-- LISTING --
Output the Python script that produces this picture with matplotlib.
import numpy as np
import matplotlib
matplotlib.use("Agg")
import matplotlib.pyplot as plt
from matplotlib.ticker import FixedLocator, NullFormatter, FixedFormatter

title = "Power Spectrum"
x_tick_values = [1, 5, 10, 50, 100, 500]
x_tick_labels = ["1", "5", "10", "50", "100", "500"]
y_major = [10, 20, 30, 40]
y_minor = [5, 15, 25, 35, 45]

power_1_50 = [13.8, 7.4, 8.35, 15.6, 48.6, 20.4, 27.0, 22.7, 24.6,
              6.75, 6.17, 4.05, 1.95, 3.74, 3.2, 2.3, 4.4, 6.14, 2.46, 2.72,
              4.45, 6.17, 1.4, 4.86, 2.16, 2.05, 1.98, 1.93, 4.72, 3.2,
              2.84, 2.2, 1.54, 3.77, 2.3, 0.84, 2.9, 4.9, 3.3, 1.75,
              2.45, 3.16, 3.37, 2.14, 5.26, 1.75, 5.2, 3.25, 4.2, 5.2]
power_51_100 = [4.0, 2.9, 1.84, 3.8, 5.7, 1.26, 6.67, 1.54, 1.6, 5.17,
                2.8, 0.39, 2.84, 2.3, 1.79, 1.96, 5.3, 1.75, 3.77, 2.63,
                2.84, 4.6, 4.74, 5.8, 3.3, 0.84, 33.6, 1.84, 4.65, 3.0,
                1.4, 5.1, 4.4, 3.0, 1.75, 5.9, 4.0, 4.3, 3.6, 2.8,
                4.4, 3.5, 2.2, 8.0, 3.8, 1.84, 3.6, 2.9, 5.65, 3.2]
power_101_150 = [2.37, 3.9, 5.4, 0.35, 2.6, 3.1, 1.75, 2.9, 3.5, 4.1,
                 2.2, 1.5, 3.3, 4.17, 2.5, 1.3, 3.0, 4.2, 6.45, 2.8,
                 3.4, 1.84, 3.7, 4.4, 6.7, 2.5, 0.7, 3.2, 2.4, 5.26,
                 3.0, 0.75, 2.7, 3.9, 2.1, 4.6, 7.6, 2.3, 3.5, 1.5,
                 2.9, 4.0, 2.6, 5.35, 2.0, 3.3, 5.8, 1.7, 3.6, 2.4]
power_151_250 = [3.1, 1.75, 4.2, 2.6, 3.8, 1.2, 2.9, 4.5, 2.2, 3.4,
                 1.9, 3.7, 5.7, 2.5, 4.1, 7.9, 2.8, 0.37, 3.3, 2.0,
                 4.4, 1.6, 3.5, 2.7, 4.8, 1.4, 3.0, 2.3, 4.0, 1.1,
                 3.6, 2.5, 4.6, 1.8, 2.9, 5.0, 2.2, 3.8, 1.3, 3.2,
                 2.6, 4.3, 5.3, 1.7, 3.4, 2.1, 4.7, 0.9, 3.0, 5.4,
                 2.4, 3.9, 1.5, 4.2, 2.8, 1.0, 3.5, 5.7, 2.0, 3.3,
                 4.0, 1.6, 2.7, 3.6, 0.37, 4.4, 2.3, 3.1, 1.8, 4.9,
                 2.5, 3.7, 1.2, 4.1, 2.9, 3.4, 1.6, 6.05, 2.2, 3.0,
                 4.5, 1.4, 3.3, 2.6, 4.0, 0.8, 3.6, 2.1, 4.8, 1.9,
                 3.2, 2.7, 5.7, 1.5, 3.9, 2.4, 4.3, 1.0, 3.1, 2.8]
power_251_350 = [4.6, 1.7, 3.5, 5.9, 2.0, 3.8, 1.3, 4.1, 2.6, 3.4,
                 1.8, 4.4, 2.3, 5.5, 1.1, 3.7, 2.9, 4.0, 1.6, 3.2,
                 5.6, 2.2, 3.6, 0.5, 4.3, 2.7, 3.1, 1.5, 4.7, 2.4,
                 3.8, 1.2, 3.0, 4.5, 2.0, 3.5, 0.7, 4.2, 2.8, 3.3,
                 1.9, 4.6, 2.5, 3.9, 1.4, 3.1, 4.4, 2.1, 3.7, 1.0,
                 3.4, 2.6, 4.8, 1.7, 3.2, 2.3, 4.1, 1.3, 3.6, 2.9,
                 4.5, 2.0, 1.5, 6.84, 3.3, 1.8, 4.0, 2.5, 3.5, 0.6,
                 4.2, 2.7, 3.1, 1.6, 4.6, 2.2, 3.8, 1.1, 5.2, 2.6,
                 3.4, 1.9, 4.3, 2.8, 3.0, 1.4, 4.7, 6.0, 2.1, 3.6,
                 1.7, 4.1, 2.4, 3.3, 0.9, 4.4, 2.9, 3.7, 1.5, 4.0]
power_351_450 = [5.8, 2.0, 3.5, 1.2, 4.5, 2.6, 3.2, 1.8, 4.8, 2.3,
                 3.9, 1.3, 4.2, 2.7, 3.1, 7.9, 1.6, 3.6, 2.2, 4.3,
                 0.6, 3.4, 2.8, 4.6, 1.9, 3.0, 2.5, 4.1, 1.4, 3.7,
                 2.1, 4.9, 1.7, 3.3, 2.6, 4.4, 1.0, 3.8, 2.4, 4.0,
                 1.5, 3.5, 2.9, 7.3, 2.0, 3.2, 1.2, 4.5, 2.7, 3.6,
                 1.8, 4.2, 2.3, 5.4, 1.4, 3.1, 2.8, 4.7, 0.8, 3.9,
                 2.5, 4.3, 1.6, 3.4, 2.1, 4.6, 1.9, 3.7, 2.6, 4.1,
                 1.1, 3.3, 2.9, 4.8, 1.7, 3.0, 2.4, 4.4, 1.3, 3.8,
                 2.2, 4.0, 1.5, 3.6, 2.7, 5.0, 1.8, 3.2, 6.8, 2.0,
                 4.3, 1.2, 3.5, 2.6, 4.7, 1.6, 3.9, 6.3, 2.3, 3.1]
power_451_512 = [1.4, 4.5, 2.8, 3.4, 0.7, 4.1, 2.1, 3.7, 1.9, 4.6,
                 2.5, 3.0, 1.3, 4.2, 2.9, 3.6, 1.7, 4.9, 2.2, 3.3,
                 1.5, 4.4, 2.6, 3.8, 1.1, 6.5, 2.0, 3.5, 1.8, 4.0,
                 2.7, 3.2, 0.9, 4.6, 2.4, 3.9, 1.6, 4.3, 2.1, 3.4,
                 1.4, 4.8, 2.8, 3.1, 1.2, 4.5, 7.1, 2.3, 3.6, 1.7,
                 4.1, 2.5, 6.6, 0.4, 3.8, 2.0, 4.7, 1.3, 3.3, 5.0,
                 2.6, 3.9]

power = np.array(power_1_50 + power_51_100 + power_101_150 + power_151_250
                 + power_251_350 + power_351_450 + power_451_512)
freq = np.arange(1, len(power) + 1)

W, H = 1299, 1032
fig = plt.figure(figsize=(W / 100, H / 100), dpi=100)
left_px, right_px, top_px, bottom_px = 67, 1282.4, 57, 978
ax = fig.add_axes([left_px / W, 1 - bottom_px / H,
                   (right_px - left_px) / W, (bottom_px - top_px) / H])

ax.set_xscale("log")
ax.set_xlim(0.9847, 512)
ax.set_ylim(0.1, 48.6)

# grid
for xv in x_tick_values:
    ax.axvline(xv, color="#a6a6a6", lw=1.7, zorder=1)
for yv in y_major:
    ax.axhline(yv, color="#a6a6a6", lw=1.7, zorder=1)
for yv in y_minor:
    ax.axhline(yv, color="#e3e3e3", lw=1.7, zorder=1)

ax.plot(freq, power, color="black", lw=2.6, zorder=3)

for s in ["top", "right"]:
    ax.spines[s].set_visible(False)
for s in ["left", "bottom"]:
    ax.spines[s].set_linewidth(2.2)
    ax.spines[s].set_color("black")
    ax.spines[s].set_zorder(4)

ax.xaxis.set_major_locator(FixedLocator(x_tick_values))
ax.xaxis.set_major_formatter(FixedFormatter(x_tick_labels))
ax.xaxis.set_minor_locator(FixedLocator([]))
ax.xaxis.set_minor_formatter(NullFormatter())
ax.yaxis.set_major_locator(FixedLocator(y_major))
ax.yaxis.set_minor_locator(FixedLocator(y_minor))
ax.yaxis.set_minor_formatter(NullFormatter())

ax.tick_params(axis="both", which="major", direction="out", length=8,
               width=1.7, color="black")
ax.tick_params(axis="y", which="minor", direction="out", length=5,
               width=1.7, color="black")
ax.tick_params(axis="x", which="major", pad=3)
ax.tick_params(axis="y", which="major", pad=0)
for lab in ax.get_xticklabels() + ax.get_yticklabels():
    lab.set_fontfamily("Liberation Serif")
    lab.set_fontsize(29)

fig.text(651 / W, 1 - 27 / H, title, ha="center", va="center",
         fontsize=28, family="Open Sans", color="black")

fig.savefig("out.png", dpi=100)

* * *

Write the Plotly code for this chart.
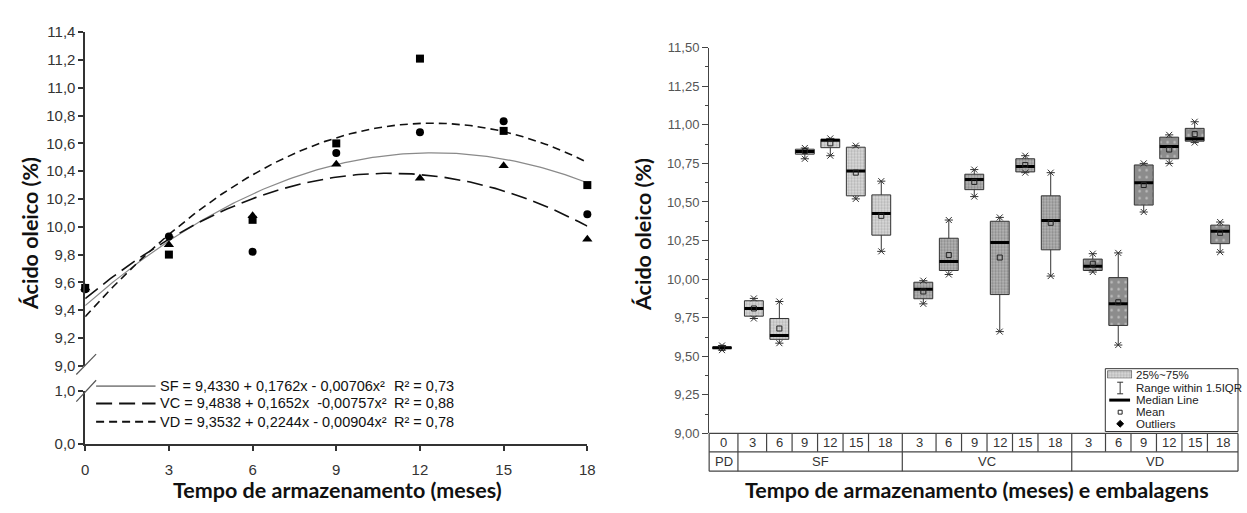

-- EXERCISE DIRECTIONS --
Give again only the lines from the one bearing "Output the Python" through the one bearing "y_minor = [5, 15, 25, 35, 45]", exactly as they stand.

-- SOLUTION TO THIS TASK --
Output the Python script that produces this picture with matplotlib.
import numpy as np
import matplotlib
matplotlib.use("Agg")
import matplotlib.pyplot as plt
from matplotlib.ticker import FixedLocator, NullFormatter, FixedFormatter

title = "Power Spectrum"
x_tick_values = [1, 5, 10, 50, 100, 500]
x_tick_labels = ["1", "5", "10", "50", "100", "500"]
y_major = [10, 20, 30, 40]
y_minor = [5, 15, 25, 35, 45]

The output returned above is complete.